This Black-owned indie brand made $1 million in 8 minutes

Jamé Jackson

In a time when major retailers are filing for bankruptcy and scrounging to entice consumers to shop, one 20-year-old beauty entrepreneur has proven that people are still looking to support indie brands. Case in point: MoonXCosmetics, a Black-owned handmade vegan skincare line, made $1 million in eight minutes.

Yes, you read that correctly.

Mariee Revere, the CEO and founder of the brand, took to Twitter to announce the major milestone that she made $1 million in eight minutes off of what she said would be a “million-dollar restock.”

“1 million in 8 minutes! thank you god and thank you to everyone who supported me! i had to cut the site 26 minutes due to me reaching 20k + orders! thank you so much!” Revere said via Twitter.

On Instagram, the brand shared an in-real-time video of crossing the million-dollar threshold. Needless to say, it was quite a moment for all watching.


In a follow-up post, Revere thanked all for shopping the latest restock, noting that the goals were achieved “with the support of all of you. I did not do this alone, and for that, I am forever grateful.”

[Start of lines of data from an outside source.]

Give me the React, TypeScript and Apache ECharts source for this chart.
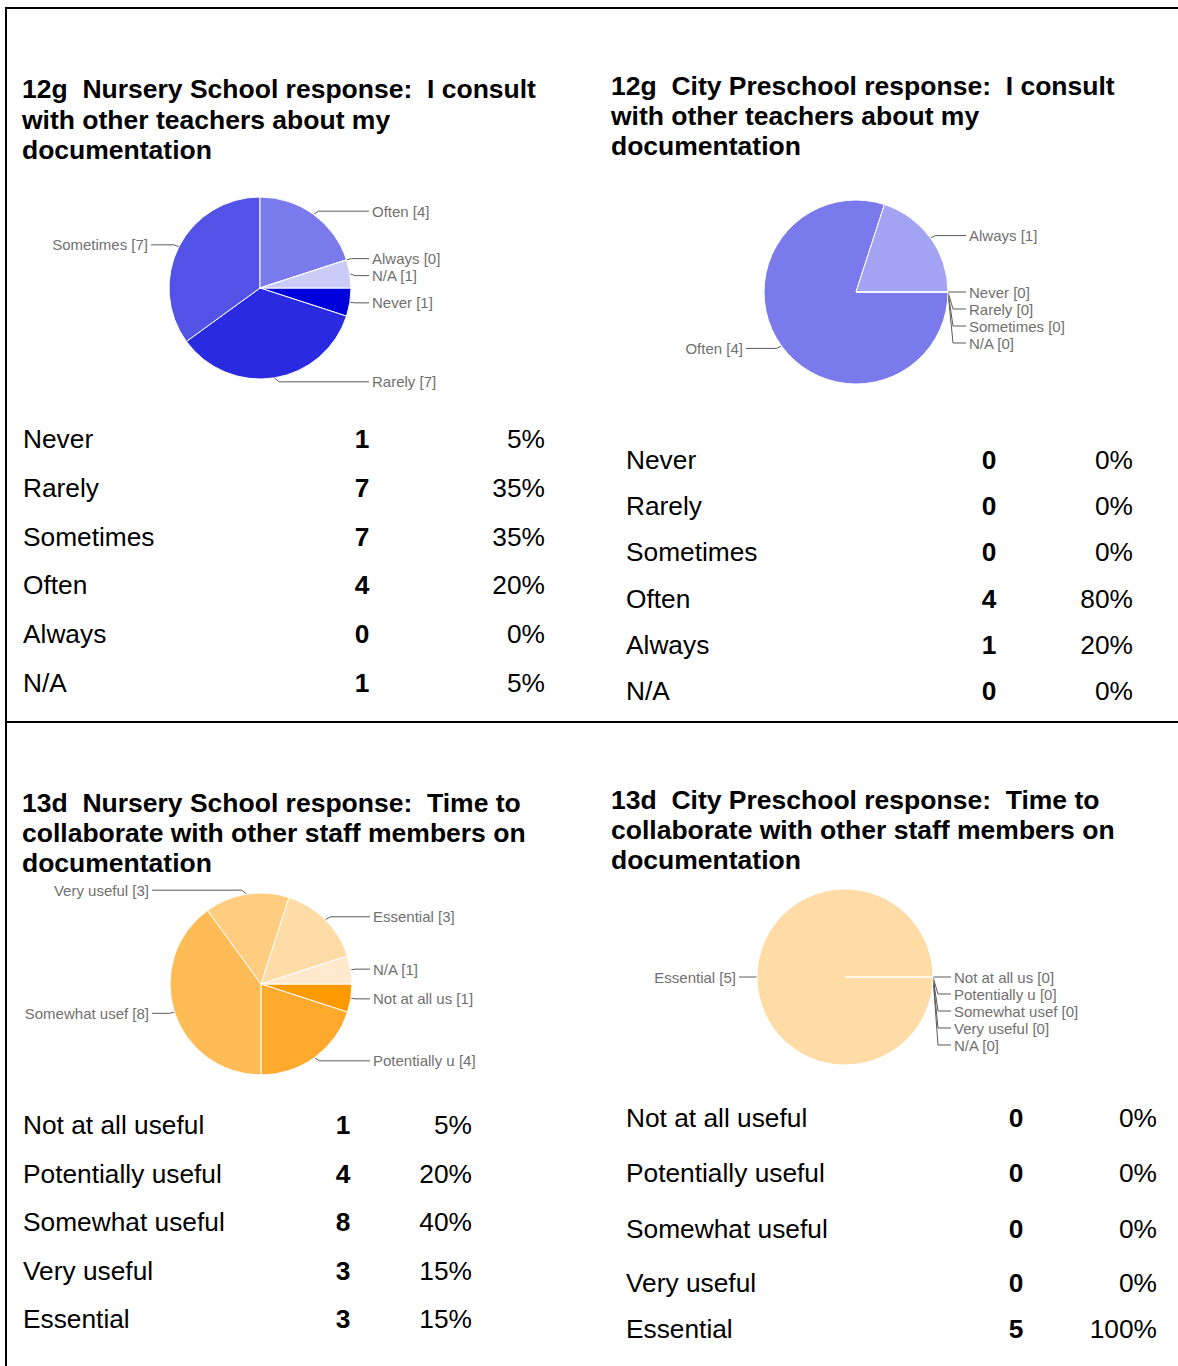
import React, { useEffect, useRef } from 'react';
import * as echarts from 'echarts';

const FONT = "'Liberation Sans', Arial, Helvetica, sans-serif";

// ---- Data: 12g "I consult with other teachers about my documentation"
const freqCategories = ['Never', 'Rarely', 'Sometimes', 'Often', 'Always', 'N/A'];
const freqPieLabels = ['Never', 'Rarely', 'Sometimes', 'Often', 'Always', 'N/A'];
const nurseryConsultCounts = [1, 7, 7, 4, 0, 1];
const nurseryConsultPercents = [5, 35, 35, 20, 0, 5];
const cityConsultCounts = [0, 0, 0, 4, 1, 0];
const cityConsultPercents = [0, 0, 0, 80, 20, 0];

// ---- Data: 13d "Time to collaborate with other staff members on documentation"
const usefulCategories = ['Not at all useful', 'Potentially useful', 'Somewhat useful', 'Very useful', 'Essential'];
const usefulPieLabels = ['Not at all us', 'Potentially u', 'Somewhat usef', 'Very useful', 'Essential', 'N/A'];
const nurseryTimeCounts = [1, 4, 8, 3, 3];
const nurseryTimeNA = 1;
const nurseryTimePercents = [5, 20, 40, 15, 15];
const cityTimeCounts = [0, 0, 0, 0, 5];
const cityTimeNA = 0;
const cityTimePercents = [0, 0, 0, 0, 100];

// ---- Titles
const titleNurseryConsult = ['12g  Nursery School response:  I consult', 'with other teachers about my', 'documentation'];
const titleCityConsult = ['12g  City Preschool response:  I consult', 'with other teachers about my', 'documentation'];
const titleNurseryTime = ['13d  Nursery School response:  Time to', 'collaborate with other staff members on', 'documentation'];
const titleCityTime = ['13d  City Preschool response:  Time to', 'collaborate with other staff members on', 'documentation'];

// ---- Styles
const freqColors = ['#0000dc', '#2a2ae0', '#5252e6', '#7a7aec', '#a3a3f3', '#cbcbf8'];
const usefulColors = ['#ff9900', '#ffaa2c', '#ffbb55', '#ffcc80', '#ffdca5', '#ffead0'];

function pieSeries(names: string[], values: number[], colors: string[], cx: number, cy: number, r: number) {
  return {
    type: 'pie',
    center: [cx, cy],
    radius: r,
    startAngle: 0,
    clockwise: true,
    avoidLabelOverlap: true,
    silent: true,
    data: names.map((n, i) => ({ name: n, value: values[i], itemStyle: { color: colors[i] } })),
    itemStyle: { borderColor: '#ffffff', borderWidth: 1 },
    label: {
      show: true,
      position: 'outside',
      formatter: '{b} [{c}]',
      fontFamily: FONT,
      fontSize: 15,
      color: '#707070',
      lineHeight: 14.7,
      distanceToLabelLine: 3,
    },
    labelLine: {
      show: true,
      length: 4,
      length2: 8,
      smooth: false,
      lineStyle: { color: '#5a5a5a', width: 1 },
    },
    labelLayout: (params: any) => {
      const right = params.labelRect.x + params.labelRect.width / 2 >= cx;
      const x = right ? cx + r + 21 : cx - r - 21;
      const pts = params.labelLinePoints;
      if (pts && pts.length === 3) {
        const dir = right ? 1 : -1;
        const ly = pts[2][1];
        pts[1] = [pts[0][0] + dir * 5, ly];
        pts[2] = [x - dir * 3, ly];
      }
      return { x, labelLinePoints: pts };
    },
    emphasis: { disabled: true },
  };
}

function titleTexts(lines: string[], x: number, ys: number[]) {
  return lines.map((t, i) => ({
    type: 'text',
    x,
    y: ys[i],
    silent: true,
    style: {
      text: t,
      fontFamily: FONT,
      fontSize: 26.5,
      fontWeight: 'bold',
      fill: '#000',
      align: 'left',
      verticalAlign: 'middle',
    },
  }));
}

function tableTexts(labels: string[], counts: number[], pcts: number[], x: number, countX: number, pctX: number, ys: number[]) {
  const els: any[] = [];
  labels.forEach((lab, i) => {
    els.push({
      type: 'text', x, y: ys[i], silent: true,
      style: { text: lab, fontFamily: FONT, fontSize: 26.3, fill: '#000', align: 'left', verticalAlign: 'middle' },
    });
    els.push({
      type: 'text', x: countX, y: ys[i], silent: true,
      style: { text: String(counts[i]), fontFamily: FONT, fontSize: 26.3, fontWeight: 'bold', fill: '#000', align: 'center', verticalAlign: 'middle' },
    });
    els.push({
      type: 'text', x: pctX, y: ys[i], silent: true,
      style: { text: pcts[i] + '%', fontFamily: FONT, fontSize: 26.3, fill: '#000', align: 'right', verticalAlign: 'middle' },
    });
  });
  return els;
}

const rows = (start: number, step: number, n: number) => Array.from({ length: n }, (_, i) => start + i * step);

export default function App() {
  const ref = useRef<HTMLDivElement>(null);
  useEffect(() => {
    if (!ref.current) return;
    const chart = echarts.init(ref.current, null, { renderer: 'svg' });
    const option: any = {
      animation: false,
      backgroundColor: '#ffffff',
      series: [
        pieSeries(freqPieLabels, nurseryConsultCounts, freqColors, 260, 288, 91),
        pieSeries(freqPieLabels, cityConsultCounts, freqColors, 856, 292, 92),
        pieSeries(usefulPieLabels, [...nurseryTimeCounts, nurseryTimeNA], usefulColors, 261, 984, 91),
        pieSeries(usefulPieLabels, [...cityTimeCounts, cityTimeNA], usefulColors, 845, 977, 88),
      ],
      graphic: [
        { type: 'rect', silent: true, shape: { x: 5, y: 7, width: 1173, height: 2 }, style: { fill: '#000' } },
        { type: 'rect', silent: true, shape: { x: 5, y: 7, width: 2, height: 1359 }, style: { fill: '#000' } },
        { type: 'rect', silent: true, shape: { x: 5, y: 721, width: 1173, height: 2 }, style: { fill: '#000' } },
        ...titleTexts(titleNurseryConsult, 22, [89, 120, 150]),
        ...titleTexts(titleCityConsult, 611, [86, 116, 146]),
        ...titleTexts(titleNurseryTime, 22, [803, 833, 863]),
        ...titleTexts(titleCityTime, 611, [800, 830, 860]),
        ...tableTexts(freqCategories, nurseryConsultCounts, nurseryConsultPercents, 23, 362, 545, rows(439, 48.8, 6)),
        ...tableTexts(freqCategories, cityConsultCounts, cityConsultPercents, 626, 989, 1133, rows(460, 46.2, 6)),
        ...tableTexts(usefulCategories, nurseryTimeCounts, nurseryTimePercents, 23, 343, 472, rows(1125, 48.5, 5)),
        ...tableTexts(usefulCategories, cityTimeCounts, cityTimePercents, 626, 1016, 1157, [1118, 1173, 1229, 1283, 1329]),
      ],
    };
    chart.setOption(option);
    return () => chart.dispose();
  }, []);
  return (
    <div
      ref={ref}
      style={{ position: 'absolute', left: 0, top: 0, width: 1178, height: 1366, background: '#fff' }}
    />
  );
}
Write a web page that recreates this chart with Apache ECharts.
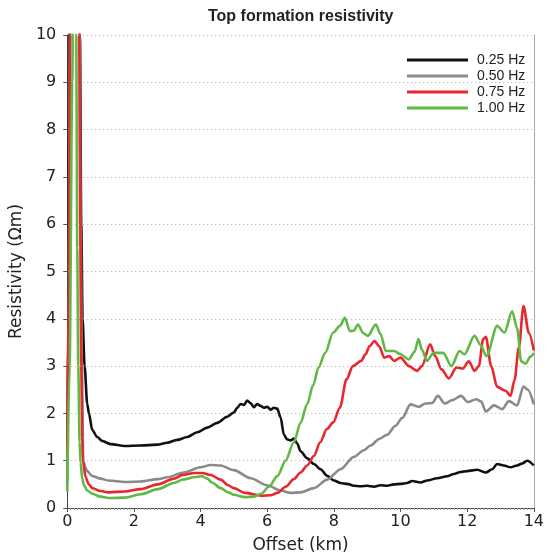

She also noted that her brand was not a pop-up overnight but rather a labor of love for three years. “MoonXCosmetics, LLC, isn’t a solo project, it only succeeds given how well it performs and because of how much we love our supporters,” she added. “This is a community that we’re building, one for the history books and I couldn’t have asked for better customer bases, better support and a better appreciation for all of the hard work my team and I put in.”

Of course, this isn’t the first time that social media has pulled up and turned out for up-and-coming indie brands. Just last year, Reynell Steward, otherwise known as Supa Cent, sold $1 million in revenue in under two hours during her 60% off Cyber Monday sale.


She told BET, “The secret sauce is engaging with your followers. I engage with all my fans, I engage with everyone. Whoever comes to my page, I engage with them! I promote a lot and I’m involved with the people that spend money with me!”

Of course, these numbers shouldn’t come as a surprise given the fact that Black beauty entrepreneurship is nothing new. The early 1900s saw the emergence of Madame C.J. Walker becoming a *real* self-made millionaire thanks to a haircare line that treated ailments and hair concerns in the community.

Even before that, her teacher, Annie M. Turnbo Pope Malone, another Black beauty millionaire, is credited with being the founder of the Black hair industry, according to the Black Owned Beauty Supply Association.

This constant desire for innovation and creating solutions is what has allowed so many startups to emerge and thrive in challenging markets. Black consumers, especially, have the spending power that is unparalleled in the market, especially when it comes to style and beauty purchases.

Perhaps that’s why in 2018, a report from Nielsen showed that for ethnic hair and beauty aids, Black consumers made up 85.6 percent of the $63.5 million spent. The numbers have only grown to show that Black consumers not only support emerging markets but that the power behind their dollars is one that can not be flagrantly ignored by marketers.

“Our research shows that Black consumer choices have a ‘cool factor’ that has created a halo effect, influencing not just consumers of color but the mainstream as well,” Cheryl Grace, Senior Vice President of U.S. Strategic Community Alliances and Consumer Engagement, Nielsen, told Fortune in 2018. “These figures show that investment by multinational conglomerates in R&D to develop products and marketing that appeal to diverse consumers is, indeed, paying off handsomely.”

Undeniably, beauty brands will have to navigate differently due to the current landscape of retail and e-commerce, but hope is certainly not lost. Entrepreneurs and the consumers that support them can find their footing even in troubling times, and e-commerce is getting a serious facelift every single day.